** begin **

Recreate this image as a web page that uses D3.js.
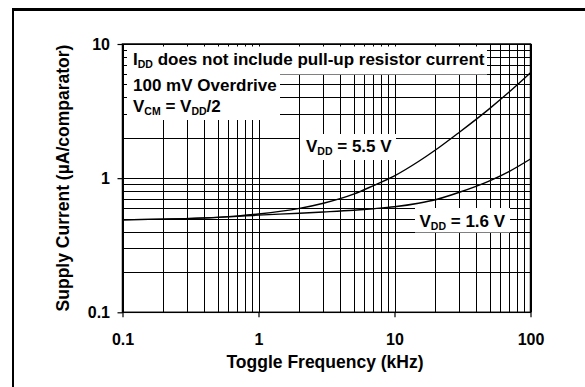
<!DOCTYPE html>
<html>
<head>
<meta charset="utf-8">
<script src="https://cdn.jsdelivr.net/npm/d3@7"></script>
<style>
html,body{margin:0;padding:0;background:#fff;}
svg{display:block;font-family:"Liberation Sans",Arial,sans-serif;font-weight:bold;}
</style>
</head>
<body>
<svg id="chart" width="585" height="387"></svg>
<script>
// ---- data ----
const freqKHz = [0.1, 0.2, 0.5, 1, 2, 3, 5, 7, 10, 15, 20, 30, 50, 70, 100];
const vdd55 = [0.49, 0.495, 0.51, 0.54, 0.595, 0.65, 0.76, 0.88, 1.04, 1.33, 1.62, 2.2, 3.3, 4.4, 6.1];
const vdd16 = [0.49, 0.495, 0.51, 0.53, 0.548, 0.56, 0.577, 0.592, 0.612, 0.65, 0.69, 0.785, 0.955, 1.125, 1.39];
const xTicks = [0.1, 1, 10, 100];
const yTicks = [0.1, 1, 10];
const xTickLabels = ["0.1", "1", "10", "100"];
const yTickLabels = ["0.1", "1", "10"];

const svg = d3.select("#chart");
const L = 122.5, R = 530.5, T = 44, B = 312.3;
const x = d3.scaleLog().domain([0.1, 100]).range([L, R]);
const y = d3.scaleLog().domain([0.1, 10]).range([B, T]);

// outer frame (top + left only visible)
svg.append("line").attr("x1", 12).attr("x2", 585).attr("y1", 9.5).attr("y2", 9.5).attr("stroke", "#000").attr("stroke-width", 3);
svg.append("line").attr("x1", 13).attr("x2", 13).attr("y1", 8).attr("y2", 387).attr("stroke", "#000").attr("stroke-width", 2);

// grid values
const xGrid = [], yGrid = [];
[0.1, 1, 10].forEach(d => { for (let i = 1; i <= 9; i++) xGrid.push(d * i); });
xGrid.push(100);
[0.1, 1].forEach(d => { for (let i = 1; i <= 9; i++) yGrid.push(d * i); });
yGrid.push(10);

const g = svg.append("g");
g.selectAll(".vg").data(xGrid).join("line")
  .attr("x1", d => Math.round(x(d)) + 0.5).attr("x2", d => Math.round(x(d)) + 0.5)
  .attr("y1", T).attr("y2", B).attr("stroke", "#000").attr("stroke-width", 1);
g.selectAll(".hg").data(yGrid).join("line")
  .attr("y1", d => Math.round(y(d)) + 0.5).attr("y2", d => Math.round(y(d)) + 0.5)
  .attr("x1", L).attr("x2", R).attr("stroke", "#000").attr("stroke-width", 1);

// white label boxes
const boxes = [
  [127, 46.5, 360, 28],
  [127, 74, 153, 46],
  [300, 134, 96, 26],
  [415, 208, 95, 24.5]
];
svg.selectAll(".box").data(boxes).join("rect")
  .attr("x", d => d[0]).attr("y", d => d[1]).attr("width", d => d[2]).attr("height", d => d[3])
  .attr("fill", "#fff");

// curves
const line = d3.line().x(d => x(d[0])).y(d => y(d[1])).curve(d3.curveMonotoneX);
[vdd55, vdd16].forEach(s => {
  svg.append("path").datum(freqKHz.map((f, i) => [f, s[i]]))
    .attr("d", line).attr("fill", "none").attr("stroke", "#000").attr("stroke-width", 1.4);
});

// plot frame
svg.append("rect").attr("x", L).attr("y", T).attr("width", R - L).attr("height", B - T)
  .attr("fill", "none").attr("stroke", "#000").attr("stroke-width", 1.5);

// axes
const xAxis = d3.axisBottom(x).tickValues(xTicks).tickSize(5).tickPadding(16)
  .tickFormat((d, i) => xTickLabels[i]);
const gx = svg.append("g").attr("transform", `translate(0,${B})`).call(xAxis);
gx.select(".domain").remove();
gx.selectAll("line").attr("stroke", "#000").attr("stroke-width", 1.2);
gx.selectAll("text").attr("font-size", 16).attr("font-weight", "bold").attr("fill", "#000")
  .attr("font-family", "Liberation Sans, Arial, sans-serif");

const yAxis = d3.axisLeft(y).tickValues(yTicks).tickSize(5).tickPadding(7.5)
  .tickFormat((d, i) => yTickLabels[i]);
const gy = svg.append("g").attr("transform", `translate(${L},0)`).call(yAxis);
gy.select(".domain").remove();
gy.selectAll("line").attr("stroke", "#000").attr("stroke-width", 1.2);
gy.selectAll("text").attr("font-size", 16).attr("font-weight", "bold").attr("fill", "#000")
  .attr("font-family", "Liberation Sans, Arial, sans-serif");

// axis titles
svg.append("text").attr("x", 325).attr("y", 368).attr("text-anchor", "middle")
  .attr("font-size", 17.5).text("Toggle Frequency (kHz)");
svg.append("text").attr("transform", "translate(69,178) rotate(-90)").attr("text-anchor", "middle")
  .attr("font-size", 17.5).text("Supply Current (µA/comparator)");

// annotations with subscripts
function subText(xp, yp, parts) {
  const t = svg.append("text").attr("x", xp).attr("y", yp).attr("font-size", 17);
  parts.forEach(p => {
    const ts = t.append("tspan").text(p[0]);
    if (p[1]) ts.attr("font-size", 10.5).attr("dy", 3);
    else if (p[2]) ts.attr("dy", -3);
  });
}
subText(133, 65, [["I"], ["DD", true], [" does not include pull-up resistor current", false, true]]);
subText(133, 90.7, [["100 mV Overdrive"]]);
subText(133, 111.7, [["V"], ["CM", true], [" = V", false, true], ["DD", true], ["/2", false, true]]);
subText(306, 152.3, [["V"], ["DD", true], [" = 5.5 V", false, true]]);
subText(419.5, 226.5, [["V"], ["DD", true], [" = 1.6 V", false, true]]);
</script>
</body>
</html>
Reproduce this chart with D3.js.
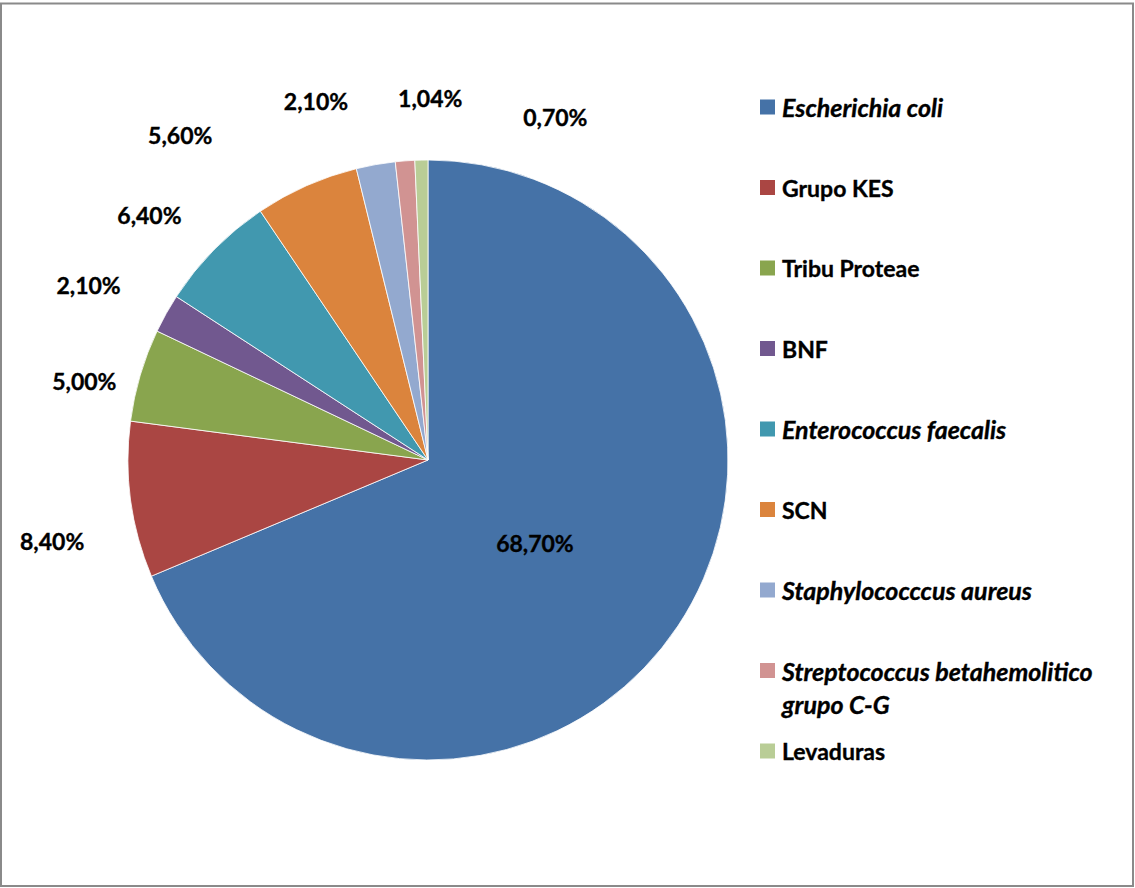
<!DOCTYPE html>
<html>
<head>
<meta charset="utf-8">
<script src="https://cdn.jsdelivr.net/npm/d3@7"></script>
<style>
  html, body { margin: 0; padding: 0; background: #fff; }
  svg { display: block; font-family: Lato, "Open Sans", sans-serif; font-weight: bold; }
</style>
</head>
<body>
<svg id="chart" width="1135" height="888"></svg>
<script>
// Isolates by organism (percentage of total)
const categories = [
  "Escherichia coli", "Grupo KES", "Tribu Proteae", "BNF",
  "Enterococcus faecalis", "SCN", "Staphylococccus aureus",
  "Streptococcus betahemolitico grupo C-G", "Levaduras"
];
const legendLines = [
  ["Escherichia coli"], ["Grupo KES"], ["Tribu Proteae"], ["BNF"],
  ["Enterococcus faecalis"], ["SCN"], ["Staphylococccus aureus"],
  ["Streptococcus betahemolitico", "grupo C-G"], ["Levaduras"]
];
const italicNames = [true, false, false, false, true, false, true, true, false];
const values = [68.70, 8.40, 5.00, 2.10, 6.40, 5.60, 2.10, 1.04, 0.70];
const valueLabels = ["68,70%", "8,40%", "5,00%", "2,10%", "6,40%", "5,60%", "2,10%", "1,04%", "0,70%"];

const colors = ["#4572A7", "#AA4643", "#89A54E", "#71588F", "#4198AF",
                "#DB843D", "#93A9CF", "#D19392", "#B9CD96"];

const svg = d3.select("#chart");

// outer frame
svg.append("rect")
  .attr("x", 1).attr("y", 3.5)
  .attr("width", 1132).attr("height", 882.5)
  .attr("fill", "#fff")
  .attr("stroke", "#8a8a8a")
  .attr("stroke-width", 2);

const cx = 428, cy = 460, radius = 300;

const pie = d3.pie().sort(null).value(d => d)
  .startAngle(0).endAngle(2 * Math.PI);
const arcs = pie(values);
const arc = d3.arc().innerRadius(0).outerRadius(radius);

const g = svg.append("g").attr("transform", `translate(${cx},${cy})`);

g.selectAll("path.slice")
  .data(arcs)
  .join("path")
  .attr("class", "slice")
  .attr("d", arc)
  .attr("fill", (d, i) => colors[i])
  .attr("stroke", "#fff")
  .attr("stroke-width", 0.8)
  .attr("stroke-linejoin", "round");

// data labels: first one sits inside the slice, the rest outside,
// with offsets that keep the small slices' labels apart
const insideArc = d3.arc().innerRadius(0).outerRadius(radius);
const outsideArc = d3.arc().innerRadius(350).outerRadius(350);
const labelShift = [
  [-18, 0], [-29, 34], [-8, 20], [-34, -4], [-29, 0],
  [-106, -5], [-51, -14], [29, -13], [135, 7]
];

g.selectAll("text.val")
  .data(arcs)
  .join("text")
  .attr("class", "val")
  .attr("transform", (d, i) => {
    const p = i === 0 ? insideArc.centroid(d) : outsideArc.centroid(d);
    return `translate(${p[0] + labelShift[i][0]},${p[1] + labelShift[i][1]})`;
  })
  .attr("text-anchor", "middle")
  .attr("dominant-baseline", "central")
  .attr("font-size", 23)
  .attr("fill", "#000")
  .attr("stroke", "#000")
  .attr("stroke-width", 0.35)
  .text((d, i) => valueLabels[i]);

// legend
const legendY = d3.scalePoint()
  .domain(d3.range(categories.length))
  .range([107, 751]);

const legend = svg.append("g").attr("class", "legend");
const items = legend.selectAll("g")
  .data(categories)
  .join("g")
  .attr("transform", (d, i) => `translate(760,${legendY(i)})`);

items.append("rect")
  .attr("x", 0).attr("y", -7.5)
  .attr("width", 15).attr("height", 15)
  .attr("fill", (d, i) => colors[i]);

items.append("text")
  .attr("x", 22)
  .attr("font-size", (d, i) => italicNames[i] ? 25 : 23)
  .attr("font-style", (d, i) => italicNames[i] ? "italic" : "normal")
  .attr("fill", "#000")
  .attr("stroke", "#000")
  .attr("stroke-width", 0.35)
  .each(function (d, i) {
    const t = d3.select(this);
    legendLines[i].forEach((line, k) => {
      t.append("tspan")
        .attr("x", 22)
        .attr("y", k * 33)
        .attr("dominant-baseline", "central")
        .text(line);
    });
  });
</script>
</body>
</html>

** end **

Give back exactly the lines from the top of the records to the line containing "yGrid.push(10);", both included, and no pictures.

WORKED SOLUTION
Recreate this image as a web page that uses D3.js.
<!DOCTYPE html>
<html>
<head>
<meta charset="utf-8">
<script src="https://cdn.jsdelivr.net/npm/d3@7"></script>
<style>
html,body{margin:0;padding:0;background:#fff;}
svg{display:block;font-family:"Liberation Sans",Arial,sans-serif;font-weight:bold;}
</style>
</head>
<body>
<svg id="chart" width="585" height="387"></svg>
<script>
// ---- data ----
const freqKHz = [0.1, 0.2, 0.5, 1, 2, 3, 5, 7, 10, 15, 20, 30, 50, 70, 100];
const vdd55 = [0.49, 0.495, 0.51, 0.54, 0.595, 0.65, 0.76, 0.88, 1.04, 1.33, 1.62, 2.2, 3.3, 4.4, 6.1];
const vdd16 = [0.49, 0.495, 0.51, 0.53, 0.548, 0.56, 0.577, 0.592, 0.612, 0.65, 0.69, 0.785, 0.955, 1.125, 1.39];
const xTicks = [0.1, 1, 10, 100];
const yTicks = [0.1, 1, 10];
const xTickLabels = ["0.1", "1", "10", "100"];
const yTickLabels = ["0.1", "1", "10"];

const svg = d3.select("#chart");
const L = 122.5, R = 530.5, T = 44, B = 312.3;
const x = d3.scaleLog().domain([0.1, 100]).range([L, R]);
const y = d3.scaleLog().domain([0.1, 10]).range([B, T]);

// outer frame (top + left only visible)
svg.append("line").attr("x1", 12).attr("x2", 585).attr("y1", 9.5).attr("y2", 9.5).attr("stroke", "#000").attr("stroke-width", 3);
svg.append("line").attr("x1", 13).attr("x2", 13).attr("y1", 8).attr("y2", 387).attr("stroke", "#000").attr("stroke-width", 2);

// grid values
const xGrid = [], yGrid = [];
[0.1, 1, 10].forEach(d => { for (let i = 1; i <= 9; i++) xGrid.push(d * i); });
xGrid.push(100);
[0.1, 1].forEach(d => { for (let i = 1; i <= 9; i++) yGrid.push(d * i); });
yGrid.push(10);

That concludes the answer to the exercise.